> _What is needed_: Write again exactly the lines in the listing below, starting at the line with "Reproduce this chart with Apache ECharts." and ending at the line with "137.4, 145.1, 153.1];", both included. Pictures are not copied.

------------------------------------------------

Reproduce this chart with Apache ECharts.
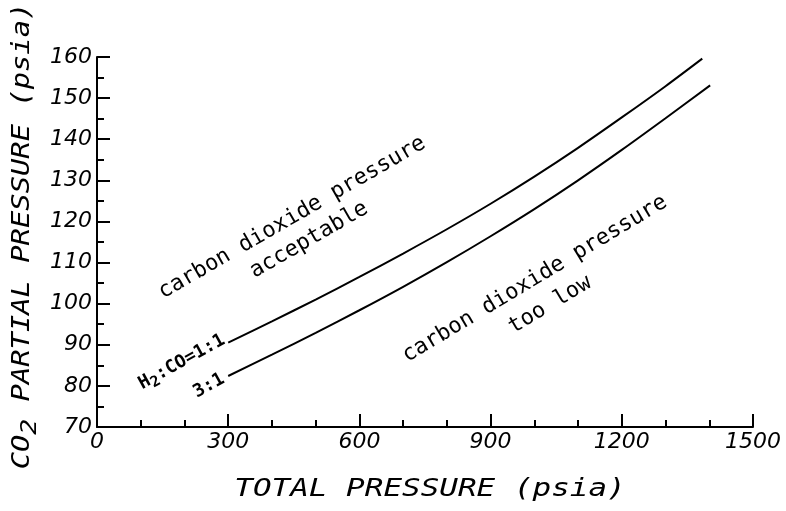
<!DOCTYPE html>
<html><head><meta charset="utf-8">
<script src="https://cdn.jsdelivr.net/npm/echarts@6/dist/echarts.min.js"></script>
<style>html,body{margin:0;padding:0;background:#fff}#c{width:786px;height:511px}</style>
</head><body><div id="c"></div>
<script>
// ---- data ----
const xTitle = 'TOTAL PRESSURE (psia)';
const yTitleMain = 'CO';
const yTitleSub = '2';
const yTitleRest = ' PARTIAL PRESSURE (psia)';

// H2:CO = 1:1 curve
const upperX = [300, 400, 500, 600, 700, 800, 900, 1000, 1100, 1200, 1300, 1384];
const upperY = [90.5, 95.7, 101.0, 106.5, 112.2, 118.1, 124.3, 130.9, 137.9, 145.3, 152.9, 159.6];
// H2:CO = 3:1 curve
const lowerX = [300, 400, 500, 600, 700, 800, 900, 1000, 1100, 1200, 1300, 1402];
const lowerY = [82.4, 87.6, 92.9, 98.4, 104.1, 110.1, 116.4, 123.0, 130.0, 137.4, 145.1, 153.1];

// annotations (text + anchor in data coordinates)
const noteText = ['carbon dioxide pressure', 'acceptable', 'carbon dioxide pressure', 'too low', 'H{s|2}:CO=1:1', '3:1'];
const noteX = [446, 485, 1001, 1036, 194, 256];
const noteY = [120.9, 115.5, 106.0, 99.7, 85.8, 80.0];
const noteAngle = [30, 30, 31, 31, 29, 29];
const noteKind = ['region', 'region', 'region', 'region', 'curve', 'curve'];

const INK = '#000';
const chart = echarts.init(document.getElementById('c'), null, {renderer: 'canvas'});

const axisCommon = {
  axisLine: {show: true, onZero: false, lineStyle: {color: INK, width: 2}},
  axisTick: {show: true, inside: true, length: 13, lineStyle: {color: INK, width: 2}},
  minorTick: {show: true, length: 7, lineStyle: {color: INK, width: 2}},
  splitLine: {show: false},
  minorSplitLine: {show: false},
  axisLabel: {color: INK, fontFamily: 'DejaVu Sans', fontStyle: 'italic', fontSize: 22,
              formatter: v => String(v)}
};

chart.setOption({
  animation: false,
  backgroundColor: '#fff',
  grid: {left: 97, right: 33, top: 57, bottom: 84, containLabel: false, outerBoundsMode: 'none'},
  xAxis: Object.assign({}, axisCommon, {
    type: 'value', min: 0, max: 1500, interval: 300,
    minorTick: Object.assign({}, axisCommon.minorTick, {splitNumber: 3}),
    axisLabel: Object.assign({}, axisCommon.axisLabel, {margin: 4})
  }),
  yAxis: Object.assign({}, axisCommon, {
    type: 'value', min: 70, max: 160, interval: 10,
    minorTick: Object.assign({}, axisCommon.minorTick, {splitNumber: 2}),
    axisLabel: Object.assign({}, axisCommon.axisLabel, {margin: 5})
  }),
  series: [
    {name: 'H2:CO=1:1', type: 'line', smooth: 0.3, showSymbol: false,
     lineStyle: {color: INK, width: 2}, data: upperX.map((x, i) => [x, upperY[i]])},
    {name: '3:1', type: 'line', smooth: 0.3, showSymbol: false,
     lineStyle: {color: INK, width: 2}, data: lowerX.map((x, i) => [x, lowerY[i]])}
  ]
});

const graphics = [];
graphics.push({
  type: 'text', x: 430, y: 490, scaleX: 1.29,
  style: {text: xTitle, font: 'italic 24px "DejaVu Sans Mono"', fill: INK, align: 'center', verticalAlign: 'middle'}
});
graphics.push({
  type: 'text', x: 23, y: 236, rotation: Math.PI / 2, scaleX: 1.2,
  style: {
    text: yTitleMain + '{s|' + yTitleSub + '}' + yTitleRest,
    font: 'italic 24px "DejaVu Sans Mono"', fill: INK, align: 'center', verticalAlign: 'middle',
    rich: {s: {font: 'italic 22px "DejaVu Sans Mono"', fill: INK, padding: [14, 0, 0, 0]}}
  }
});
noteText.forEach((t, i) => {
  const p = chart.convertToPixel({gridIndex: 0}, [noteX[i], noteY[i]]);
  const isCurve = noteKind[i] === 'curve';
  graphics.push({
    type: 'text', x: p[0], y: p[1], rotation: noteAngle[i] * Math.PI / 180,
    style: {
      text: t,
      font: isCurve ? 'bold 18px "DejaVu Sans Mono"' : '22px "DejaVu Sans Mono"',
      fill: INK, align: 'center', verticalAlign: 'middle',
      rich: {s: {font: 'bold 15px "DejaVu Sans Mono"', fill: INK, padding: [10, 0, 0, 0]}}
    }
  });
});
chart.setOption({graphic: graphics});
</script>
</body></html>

------------------------------------------------

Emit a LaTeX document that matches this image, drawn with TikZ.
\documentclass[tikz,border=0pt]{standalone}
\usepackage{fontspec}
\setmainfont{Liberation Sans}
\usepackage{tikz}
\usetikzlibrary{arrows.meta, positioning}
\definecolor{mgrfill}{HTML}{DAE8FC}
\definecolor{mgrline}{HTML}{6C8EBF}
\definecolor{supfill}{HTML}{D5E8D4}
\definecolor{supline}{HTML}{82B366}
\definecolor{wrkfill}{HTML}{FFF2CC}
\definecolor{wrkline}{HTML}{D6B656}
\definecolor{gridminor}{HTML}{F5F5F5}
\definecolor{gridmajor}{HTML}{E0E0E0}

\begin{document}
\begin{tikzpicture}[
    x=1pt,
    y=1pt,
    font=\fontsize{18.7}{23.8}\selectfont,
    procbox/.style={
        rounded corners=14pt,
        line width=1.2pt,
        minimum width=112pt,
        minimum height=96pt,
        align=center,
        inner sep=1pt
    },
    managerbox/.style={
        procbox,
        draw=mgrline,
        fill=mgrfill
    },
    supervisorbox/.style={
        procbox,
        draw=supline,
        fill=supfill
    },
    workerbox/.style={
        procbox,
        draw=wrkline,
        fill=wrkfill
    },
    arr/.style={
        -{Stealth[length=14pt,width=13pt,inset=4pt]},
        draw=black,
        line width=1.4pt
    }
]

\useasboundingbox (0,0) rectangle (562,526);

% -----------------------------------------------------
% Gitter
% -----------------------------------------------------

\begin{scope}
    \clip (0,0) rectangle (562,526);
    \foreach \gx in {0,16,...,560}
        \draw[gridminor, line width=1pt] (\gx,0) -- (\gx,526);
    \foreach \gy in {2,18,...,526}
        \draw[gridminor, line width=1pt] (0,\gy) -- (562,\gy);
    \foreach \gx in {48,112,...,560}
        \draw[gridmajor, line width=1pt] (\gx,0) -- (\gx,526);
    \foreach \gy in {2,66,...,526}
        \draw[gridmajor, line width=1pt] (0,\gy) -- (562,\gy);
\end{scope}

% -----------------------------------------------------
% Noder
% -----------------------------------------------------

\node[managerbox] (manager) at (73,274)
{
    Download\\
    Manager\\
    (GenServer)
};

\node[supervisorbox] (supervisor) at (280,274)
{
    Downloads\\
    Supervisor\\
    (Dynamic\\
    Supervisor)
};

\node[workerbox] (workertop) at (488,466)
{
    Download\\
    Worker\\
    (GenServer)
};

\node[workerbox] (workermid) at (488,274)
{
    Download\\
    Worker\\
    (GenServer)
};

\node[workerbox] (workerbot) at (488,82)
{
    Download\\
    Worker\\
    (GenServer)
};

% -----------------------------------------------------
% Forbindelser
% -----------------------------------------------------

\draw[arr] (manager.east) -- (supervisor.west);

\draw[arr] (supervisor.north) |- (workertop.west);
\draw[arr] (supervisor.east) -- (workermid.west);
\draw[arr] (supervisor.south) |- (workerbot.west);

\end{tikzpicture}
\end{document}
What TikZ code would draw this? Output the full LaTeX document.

------------------------------------------------

> _Reply_:
Reproduce this chart with Apache ECharts.
<!DOCTYPE html>
<html><head><meta charset="utf-8">
<script src="https://cdn.jsdelivr.net/npm/echarts@6/dist/echarts.min.js"></script>
<style>html,body{margin:0;padding:0;background:#fff}#c{width:786px;height:511px}</style>
</head><body><div id="c"></div>
<script>
// ---- data ----
const xTitle = 'TOTAL PRESSURE (psia)';
const yTitleMain = 'CO';
const yTitleSub = '2';
const yTitleRest = ' PARTIAL PRESSURE (psia)';

// H2:CO = 1:1 curve
const upperX = [300, 400, 500, 600, 700, 800, 900, 1000, 1100, 1200, 1300, 1384];
const upperY = [90.5, 95.7, 101.0, 106.5, 112.2, 118.1, 124.3, 130.9, 137.9, 145.3, 152.9, 159.6];
// H2:CO = 3:1 curve
const lowerX = [300, 400, 500, 600, 700, 800, 900, 1000, 1100, 1200, 1300, 1402];
const lowerY = [82.4, 87.6, 92.9, 98.4, 104.1, 110.1, 116.4, 123.0, 130.0, 137.4, 145.1, 153.1];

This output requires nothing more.